▶ TASK REQUIREMENTS: Find the word "page" in the data. Return every line where it appears.

▶ EXTRACTED RECORDS:
+---+
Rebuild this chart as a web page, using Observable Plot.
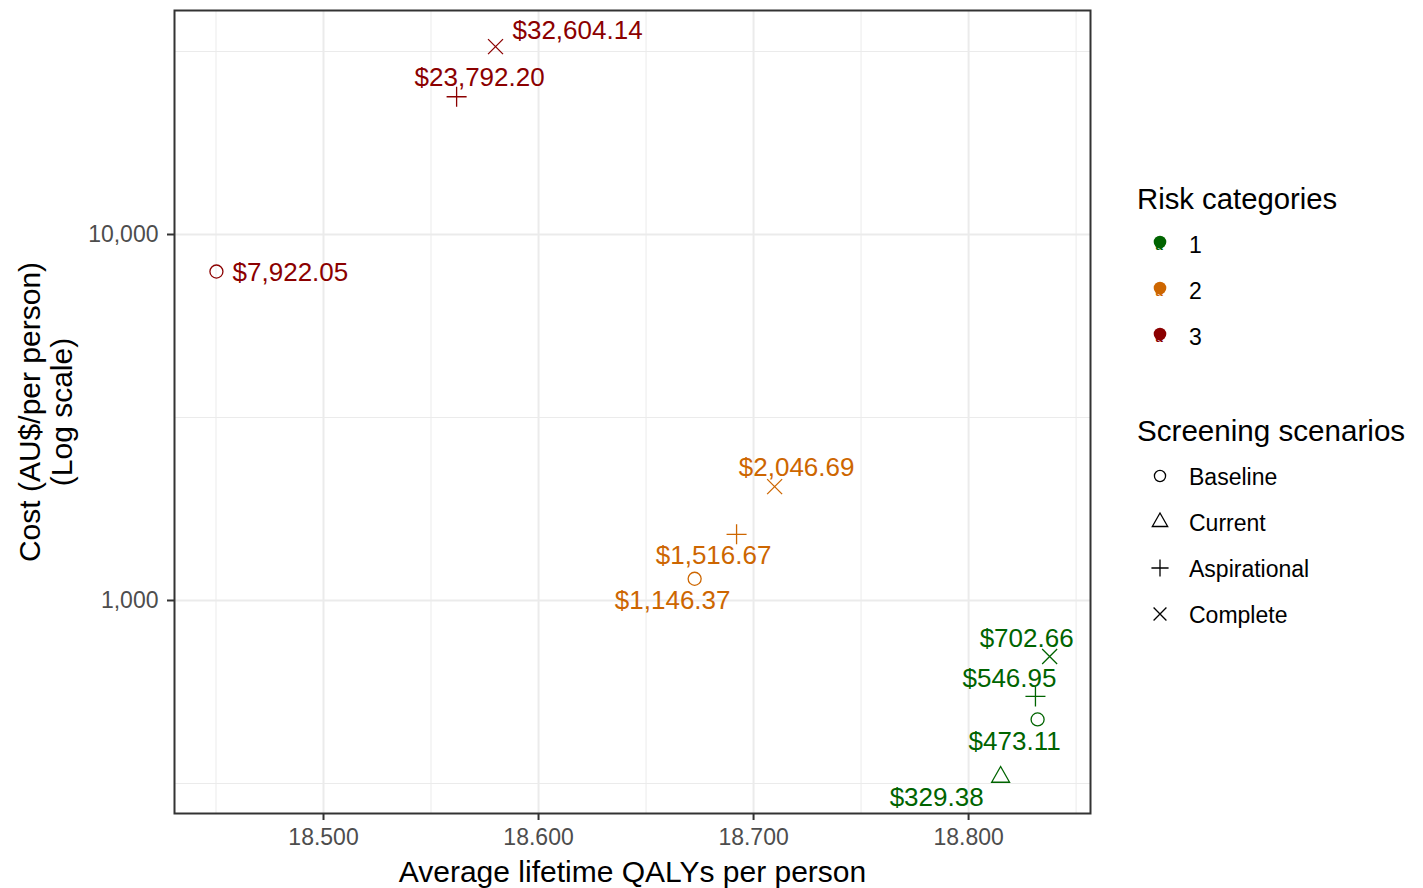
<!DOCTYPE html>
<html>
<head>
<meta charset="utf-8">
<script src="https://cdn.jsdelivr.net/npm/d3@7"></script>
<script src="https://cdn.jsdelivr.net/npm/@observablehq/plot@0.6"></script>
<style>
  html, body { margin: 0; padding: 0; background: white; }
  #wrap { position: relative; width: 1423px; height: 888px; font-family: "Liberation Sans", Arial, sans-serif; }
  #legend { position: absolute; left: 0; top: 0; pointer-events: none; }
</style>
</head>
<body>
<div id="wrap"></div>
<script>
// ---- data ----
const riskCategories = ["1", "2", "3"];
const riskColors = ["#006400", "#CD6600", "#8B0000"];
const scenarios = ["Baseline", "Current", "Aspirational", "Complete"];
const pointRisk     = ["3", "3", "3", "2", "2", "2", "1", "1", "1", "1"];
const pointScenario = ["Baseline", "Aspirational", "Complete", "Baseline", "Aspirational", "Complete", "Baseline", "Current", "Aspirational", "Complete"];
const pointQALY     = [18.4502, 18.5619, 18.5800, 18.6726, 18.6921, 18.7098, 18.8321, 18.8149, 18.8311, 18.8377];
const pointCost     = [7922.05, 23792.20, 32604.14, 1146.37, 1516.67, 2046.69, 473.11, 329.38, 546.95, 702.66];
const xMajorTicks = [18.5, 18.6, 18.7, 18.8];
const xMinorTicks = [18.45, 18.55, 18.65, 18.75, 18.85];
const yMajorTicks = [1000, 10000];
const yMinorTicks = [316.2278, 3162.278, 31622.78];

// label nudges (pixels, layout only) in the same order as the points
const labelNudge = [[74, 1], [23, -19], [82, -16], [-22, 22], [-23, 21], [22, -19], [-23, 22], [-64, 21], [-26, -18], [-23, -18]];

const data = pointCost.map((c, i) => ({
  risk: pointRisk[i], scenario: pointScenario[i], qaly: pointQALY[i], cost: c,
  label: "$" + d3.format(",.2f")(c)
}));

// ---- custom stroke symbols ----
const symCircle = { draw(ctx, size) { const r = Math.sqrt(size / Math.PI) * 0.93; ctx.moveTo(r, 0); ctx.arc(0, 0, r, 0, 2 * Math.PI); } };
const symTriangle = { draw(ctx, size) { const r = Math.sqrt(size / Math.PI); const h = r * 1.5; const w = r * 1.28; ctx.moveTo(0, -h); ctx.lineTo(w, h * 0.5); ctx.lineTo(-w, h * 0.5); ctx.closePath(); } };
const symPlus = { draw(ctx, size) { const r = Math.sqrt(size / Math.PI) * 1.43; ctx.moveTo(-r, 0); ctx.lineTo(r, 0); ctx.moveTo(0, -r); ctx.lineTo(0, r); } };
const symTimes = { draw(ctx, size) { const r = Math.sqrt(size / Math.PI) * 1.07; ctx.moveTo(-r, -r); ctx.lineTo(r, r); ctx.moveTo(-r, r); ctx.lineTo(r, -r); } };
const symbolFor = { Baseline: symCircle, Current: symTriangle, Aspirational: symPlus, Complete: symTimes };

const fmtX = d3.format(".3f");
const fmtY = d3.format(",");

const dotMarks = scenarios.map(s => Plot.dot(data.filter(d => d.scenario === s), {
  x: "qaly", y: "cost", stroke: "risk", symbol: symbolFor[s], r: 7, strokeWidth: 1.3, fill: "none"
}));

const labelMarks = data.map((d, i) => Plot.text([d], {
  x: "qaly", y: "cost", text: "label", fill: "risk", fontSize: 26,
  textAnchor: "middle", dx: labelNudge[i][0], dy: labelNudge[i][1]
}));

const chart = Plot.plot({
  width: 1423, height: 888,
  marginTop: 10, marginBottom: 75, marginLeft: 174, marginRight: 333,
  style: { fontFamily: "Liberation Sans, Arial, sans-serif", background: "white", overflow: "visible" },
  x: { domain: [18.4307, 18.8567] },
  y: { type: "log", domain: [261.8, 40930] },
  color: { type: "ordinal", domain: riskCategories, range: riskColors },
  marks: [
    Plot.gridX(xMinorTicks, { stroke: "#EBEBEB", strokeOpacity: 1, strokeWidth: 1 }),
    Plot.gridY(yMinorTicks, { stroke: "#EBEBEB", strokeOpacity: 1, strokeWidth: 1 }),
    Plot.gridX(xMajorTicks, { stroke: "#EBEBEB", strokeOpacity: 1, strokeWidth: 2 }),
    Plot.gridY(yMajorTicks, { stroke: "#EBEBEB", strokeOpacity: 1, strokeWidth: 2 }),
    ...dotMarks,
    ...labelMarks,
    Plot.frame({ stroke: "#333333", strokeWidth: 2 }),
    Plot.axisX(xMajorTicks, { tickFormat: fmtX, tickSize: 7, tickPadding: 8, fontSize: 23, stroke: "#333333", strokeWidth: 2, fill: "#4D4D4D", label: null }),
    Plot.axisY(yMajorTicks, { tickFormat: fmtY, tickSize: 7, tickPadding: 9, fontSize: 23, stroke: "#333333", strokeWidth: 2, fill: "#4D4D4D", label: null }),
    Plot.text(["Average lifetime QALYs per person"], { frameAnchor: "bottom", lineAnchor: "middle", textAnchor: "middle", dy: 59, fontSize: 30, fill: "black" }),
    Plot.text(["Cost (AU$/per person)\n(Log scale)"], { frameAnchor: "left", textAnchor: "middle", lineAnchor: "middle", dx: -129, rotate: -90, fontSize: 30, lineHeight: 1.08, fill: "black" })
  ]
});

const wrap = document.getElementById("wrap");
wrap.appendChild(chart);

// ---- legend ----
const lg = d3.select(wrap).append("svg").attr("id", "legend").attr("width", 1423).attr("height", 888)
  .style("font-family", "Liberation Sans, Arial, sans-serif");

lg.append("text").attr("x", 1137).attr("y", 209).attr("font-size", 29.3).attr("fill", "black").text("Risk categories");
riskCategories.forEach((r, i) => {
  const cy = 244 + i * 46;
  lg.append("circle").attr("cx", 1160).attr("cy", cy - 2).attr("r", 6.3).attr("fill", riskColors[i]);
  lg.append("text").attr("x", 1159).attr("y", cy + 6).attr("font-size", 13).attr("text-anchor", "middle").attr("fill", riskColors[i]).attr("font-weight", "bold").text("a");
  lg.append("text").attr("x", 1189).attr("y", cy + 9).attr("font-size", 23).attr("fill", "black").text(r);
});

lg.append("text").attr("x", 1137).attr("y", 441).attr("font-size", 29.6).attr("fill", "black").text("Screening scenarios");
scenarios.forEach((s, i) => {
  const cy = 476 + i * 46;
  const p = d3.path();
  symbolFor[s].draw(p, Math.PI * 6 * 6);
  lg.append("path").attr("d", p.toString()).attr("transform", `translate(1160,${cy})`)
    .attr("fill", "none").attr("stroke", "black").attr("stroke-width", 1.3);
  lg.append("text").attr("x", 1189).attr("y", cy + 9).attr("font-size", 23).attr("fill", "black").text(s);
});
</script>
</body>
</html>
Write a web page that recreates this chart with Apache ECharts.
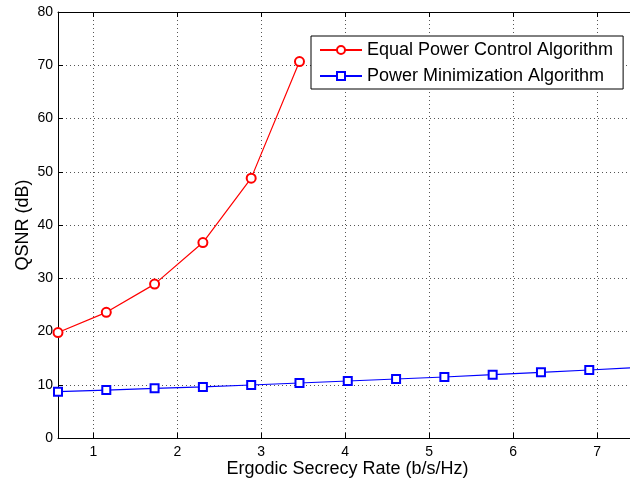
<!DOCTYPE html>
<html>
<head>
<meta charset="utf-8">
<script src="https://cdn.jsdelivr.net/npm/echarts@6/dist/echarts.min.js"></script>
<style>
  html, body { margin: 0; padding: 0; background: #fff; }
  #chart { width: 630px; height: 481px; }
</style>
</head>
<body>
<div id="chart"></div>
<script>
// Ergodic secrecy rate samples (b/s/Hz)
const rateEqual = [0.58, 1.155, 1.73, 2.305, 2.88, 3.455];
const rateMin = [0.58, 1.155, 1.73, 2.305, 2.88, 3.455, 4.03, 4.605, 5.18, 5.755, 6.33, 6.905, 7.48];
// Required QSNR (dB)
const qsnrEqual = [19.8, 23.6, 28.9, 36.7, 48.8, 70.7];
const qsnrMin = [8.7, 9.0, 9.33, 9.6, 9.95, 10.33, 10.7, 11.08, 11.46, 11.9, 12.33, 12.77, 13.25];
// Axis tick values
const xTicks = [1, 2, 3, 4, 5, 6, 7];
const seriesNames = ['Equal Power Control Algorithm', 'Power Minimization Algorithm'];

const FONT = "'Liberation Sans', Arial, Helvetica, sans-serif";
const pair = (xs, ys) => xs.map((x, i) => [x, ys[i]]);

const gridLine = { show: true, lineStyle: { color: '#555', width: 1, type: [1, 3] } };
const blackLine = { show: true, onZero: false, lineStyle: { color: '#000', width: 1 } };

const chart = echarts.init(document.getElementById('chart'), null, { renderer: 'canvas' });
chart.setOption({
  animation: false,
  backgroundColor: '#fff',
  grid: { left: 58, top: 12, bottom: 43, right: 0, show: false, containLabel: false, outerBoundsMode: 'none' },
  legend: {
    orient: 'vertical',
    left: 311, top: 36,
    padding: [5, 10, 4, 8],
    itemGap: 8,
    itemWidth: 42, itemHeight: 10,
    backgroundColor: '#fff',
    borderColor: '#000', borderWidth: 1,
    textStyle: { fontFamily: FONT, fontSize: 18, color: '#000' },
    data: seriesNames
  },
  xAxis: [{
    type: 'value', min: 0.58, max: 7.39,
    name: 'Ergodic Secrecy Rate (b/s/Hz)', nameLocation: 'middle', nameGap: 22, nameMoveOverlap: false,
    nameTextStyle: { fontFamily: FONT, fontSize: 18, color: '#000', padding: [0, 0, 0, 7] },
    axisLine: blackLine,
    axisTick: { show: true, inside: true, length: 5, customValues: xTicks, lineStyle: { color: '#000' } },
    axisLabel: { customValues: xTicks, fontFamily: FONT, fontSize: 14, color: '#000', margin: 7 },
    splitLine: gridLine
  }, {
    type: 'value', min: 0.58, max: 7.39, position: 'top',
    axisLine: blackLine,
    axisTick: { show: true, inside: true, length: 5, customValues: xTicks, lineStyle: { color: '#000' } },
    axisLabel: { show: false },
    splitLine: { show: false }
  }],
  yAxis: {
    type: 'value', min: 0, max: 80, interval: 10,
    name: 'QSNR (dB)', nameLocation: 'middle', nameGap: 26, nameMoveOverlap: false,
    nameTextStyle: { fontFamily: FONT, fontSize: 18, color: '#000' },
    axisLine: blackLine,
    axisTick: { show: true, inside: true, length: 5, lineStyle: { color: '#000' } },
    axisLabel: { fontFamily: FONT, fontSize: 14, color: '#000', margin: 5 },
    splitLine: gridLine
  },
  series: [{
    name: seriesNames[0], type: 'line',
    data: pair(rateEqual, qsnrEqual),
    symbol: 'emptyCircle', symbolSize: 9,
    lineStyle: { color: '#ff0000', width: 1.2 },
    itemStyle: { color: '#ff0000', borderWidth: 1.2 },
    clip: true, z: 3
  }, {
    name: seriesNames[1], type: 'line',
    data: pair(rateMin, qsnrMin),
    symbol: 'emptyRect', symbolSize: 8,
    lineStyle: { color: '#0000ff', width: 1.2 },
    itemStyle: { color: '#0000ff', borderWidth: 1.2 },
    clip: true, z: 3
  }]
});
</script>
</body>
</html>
+---+
▶ EXERCISE ANSWER:
Rebuild this chart as a web page, using Observable Plot.
Write a web page that recreates this chart with Apache ECharts.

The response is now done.